With the market being highly volatile since February-end, investors have become quite jittery. However, Rahul Singh, chief investment officer (equities) of Tata Mutual Fund, which manages Rs 2.7 lakh crore in assets, tells Kushan Shah that it could be a good time to deploy cash for a period longer than three years. Excerpts:
The market has fallen significantly since the West Asia crisis began. Though there are signs of recovery, is it time to deploy cash?
The risks in the market have not gone away but valuations have come down materially. Nifty’s forward P/E has come down from 23x to 18x since 2024. More importantly, the valuation premium of Indian markets has come down relatively, compared to other emerging markets, and in absolute terms regarding the premium of mid and small caps compared to large caps. However, this valuation normalisation needs to backed by earnings growth.
For Nifty 50, earnings could be in low to mid-teens in FY27 due to the war in West Asia, which is still better than the growth in the last 2 years. So, combined with lower valuations and earnings growth, I expect steady returns in equity going forward. So, it is a good opportunity to deploy cash with an investment horizon of over three years.
Do you think the relatively reasonable valuation along with earnings recovery will attract FPIs back to the Indian markets?

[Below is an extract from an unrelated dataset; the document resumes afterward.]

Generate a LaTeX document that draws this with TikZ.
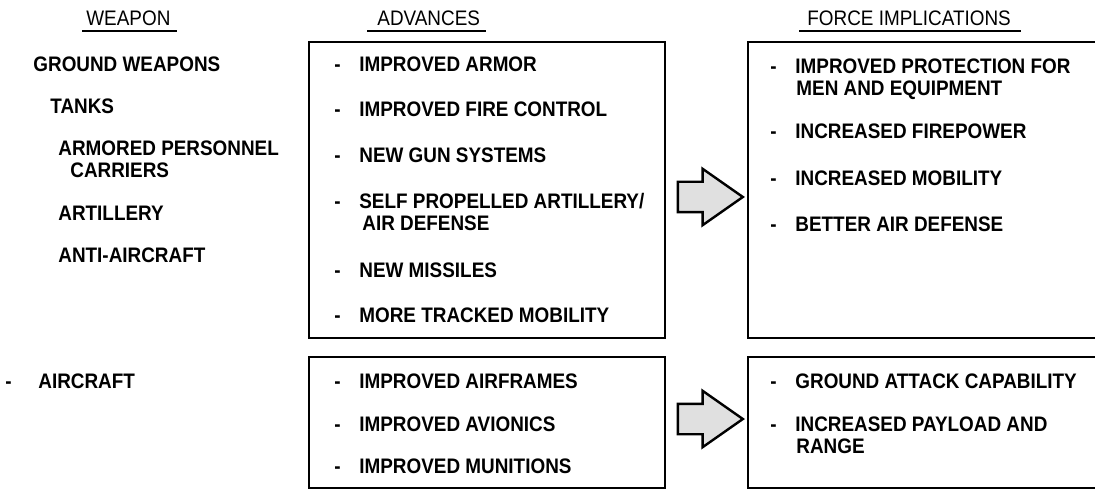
\documentclass[tikz,border=0pt]{standalone}
\usepackage{fontspec}
\setmainfont{Liberation Sans}[FakeStretch=0.9]
\usetikzlibrary{positioning,fit,shapes.arrows}
\newcommand\dashitem{\makebox[12.5pt][l]{-}}
\tikzset{
  font=\bfseries\fontsize{10.5}{11}\selectfont,
  item/.style ={anchor=north west, align=left, inner sep=0pt},
  head/.style ={anchor=base west, inner sep=0pt, font=\mdseries\fontsize{10.5}{11}\selectfont},
  box/.style  ={draw, line width=1.4pt, inner sep=0pt},
  uline/.style={line width=0.9pt},
  bigarrow/.style={single arrow, draw, line width=1.2pt, fill=black!12,
    single arrow tip angle=70, single arrow head extend=6.5pt,
    minimum height=32.5pt, inner xsep=0pt, inner ysep=7pt},
}

\begin{document}
\begin{tikzpicture}[x=0.5pt, y=-0.5pt]
  \useasboundingbox (0,0) rectangle (1095,491);
  % headers
  \node[head] (hweapon) at (86,26)  {WEAPON};
  \node[head] (hadv)    at (377,26) {ADVANCES};
  \node[head] (hforce)  at (807,26) {FORCE IMPLICATIONS};
  \draw[uline] ([xshift=-2pt,yshift=-2.5pt]hweapon.base west) -- ([xshift=3pt,yshift=-2.5pt]hweapon.base east);
  \draw[uline] ([xshift=-5pt,yshift=-2.5pt]hadv.base west) -- ([xshift=3pt,yshift=-2.5pt]hadv.base east);
  \draw[uline] ([xshift=-4pt,yshift=-2.5pt]hforce.base west) -- ([xshift=5pt,yshift=-2.5pt]hforce.base east);

  % boxes
  \node[box, fit={(309,42) (665,338)}]  (advground) {};
  \node[box, fit={(748,42) (1100,338)}] (forceground) {};
  \node[box, fit={(309,357) (665,488)}] (advair) {};
  \node[box, fit={(748,357) (1100,488)}] (forceair) {};

  % weapons
  \node[item] (wground) at (33,56.5)  {GROUND WEAPONS};
  \node[item] (wtanks)  at (50,98.5)  {TANKS};
  \node[item] (wapc)    at (58,140.5) {ARMORED PERSONNEL\\\hspace*{6pt}CARRIERS};
  \node[item] (wart)    at (58,205.5) {ARTILLERY};
  \node[item] (waa)     at (58,247.5) {ANTI-AIRCRAFT};
  \node[item] (wair)    at (5,373.5)  {\makebox[16.5pt][l]{-}AIRCRAFT};

  % advances, ground weapons
  \node[item] (aarmor)   at (334,56.5)  {\dashitem IMPROVED ARMOR};
  \node[item] (afire)    at (334,101.5) {\dashitem IMPROVED FIRE CONTROL};
  \node[item] (agun)     at (334,147.5) {\dashitem NEW GUN SYSTEMS};
  \node[item] (aspa)     at (334,192.5) {\dashitem SELF PROPELLED ARTILLERY/\\\hspace*{14pt}AIR DEFENSE};
  \node[item] (amiss)    at (334,262.5) {\dashitem NEW MISSILES};
  \node[item] (atrack)   at (334,307.5) {\dashitem MORE TRACKED MOBILITY};
  % advances, aircraft
  \node[item] (aframe)   at (334,373.5) {\dashitem IMPROVED AIRFRAMES};
  \node[item] (aavion)   at (334,416.5) {\dashitem IMPROVED AVIONICS};
  \node[item] (amunit)   at (334,458.5) {\dashitem IMPROVED MUNITIONS};

  % force implications
  \node[item] (fprot)    at (770,58.5)  {\dashitem IMPROVED PROTECTION FOR\\\hspace*{13pt}MEN AND EQUIPMENT};
  \node[item] (ffire)    at (770,123.5) {\dashitem INCREASED FIREPOWER};
  \node[item] (fmob)     at (770,170.5) {\dashitem INCREASED MOBILITY};
  \node[item] (fad)      at (770,216.5) {\dashitem BETTER AIR DEFENSE};
  \node[item] (fattack)  at (770,373.5) {\dashitem GROUND ATTACK CAPABILITY};
  \node[item] (fpay)     at (770,416.5) {\dashitem INCREASED PAYLOAD AND\\\hspace*{13pt}RANGE};

  % arrows
  \node[bigarrow] (arrground) at (699.5,197) {};
  \node[bigarrow] (arrair)    at (699.5,419) {};
\end{tikzpicture}
\end{document}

FPI inflows are difficult to predict because they are also dependent on the opportunities outside India. India has been affected negatively by the impact of AI on our IT services sector in terms of growth trajectory and job creation. It has also impacted consumption, which also creates an additional risk in terms of the impact on GDP growth in a consumption-driven economy like India.
Other countries are also not as impacted by the rise in commodity and crude prices. So, if the earnings growth comes back as forecasted by experts, FPIs will look back towards Indian markets. If crude prices come down and the AI bubble bursts, India will gain from it, but this is tough to predict. What can be said is that if the earnings growth comes back, India will get a share of the FPI inflows and hence, reduce the net outflows.
Over 80% of Tata MF AUM is from the T30 cities. How do you see the fund house gaining a larger asset share in smaller locations?
The penetration of mutual funds in smaller locations can be through a combination of mutual fund distribution and direct channels. Evergreen products like balanced advantage or multi-asset allocation schemes can be a good start for such investors as they don’t need to time the markets, leading to a steadier investor experience.
Which are the new opportunities are you looking?
We are looking at new products based on quantitative research. We are also looking to launch one or two more products in the SIF space.
Majority of active equity funds are struggling to beat their benchmarks. How do you think active funds can continue to add value to investors amidst rising popularity of passive funds?
Many active funds, especially in the large cap space, are finding it difficult to beat the benchmark. Passive funds can play a part here along with factor-based funds (like quality and momentum) and niche sectoral funds, which cannot be accessed using active schemes. In these products, the share of passives will continue to grow. In other equity categories like flexi cap and multi cap, over a long-term, active funds have performed well compared to their benchmarks. So, both categories will continue to grow in products where they offer value to their investors.
Which themes are you bullish about in the current market?
We are bullish about resources and energy segment, including power, metals and mining. Consumption and banking & financial segments also have good opportunities.